The case moved slowly till 2013 as the accused had made allegations of bias against the police. The Bombay High Court expedited the trial and the charges were finally framed in 2014. The prosecution clubbed all three blasts cases, arguing that the cases were bound by a common conspiracy. The police had arrested 16 people in connection with the blasts, they were tried together, and three of them were released on bail.

Most of the accused were arrested in 2003. Nachan had surrendered on April 10, 2003. He and other four convicts were from the same village, Padgha near a Muslim ghetto of Bhiwandi.

Apart from Nachan, those arrested include an engineer, Muzammil Ansari, and Dr Anwar Ali, a PhD holder who taught Urdu at the National Defence Academy, Pune.

The police had claimed that the group’s intention was to wage war against the nation as they wanted to avenge the demolition of Babri Masjid, the Gujarat riots and atrocities committed against Muslims in India.
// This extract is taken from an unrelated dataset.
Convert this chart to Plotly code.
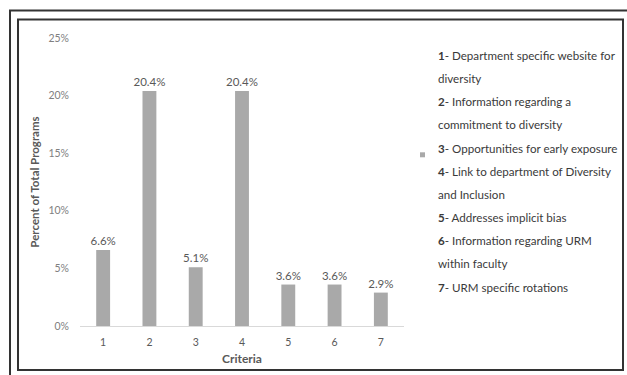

The police said they had planned the blasts with the help of two Pakistani nationals Abu Sultan, Abu Anwar Ali and a resident of Kashmir Mohammed, Iqbal Wani. They all are suspected operatives of Pakistan-based terrorist organisation Lashkar-e-Toiba.

The police had also claimed that the group was trained in firing weapons on a hillock near Padgha. It had also recovered lethal firearms like AK-56 and AK-47 from their homes.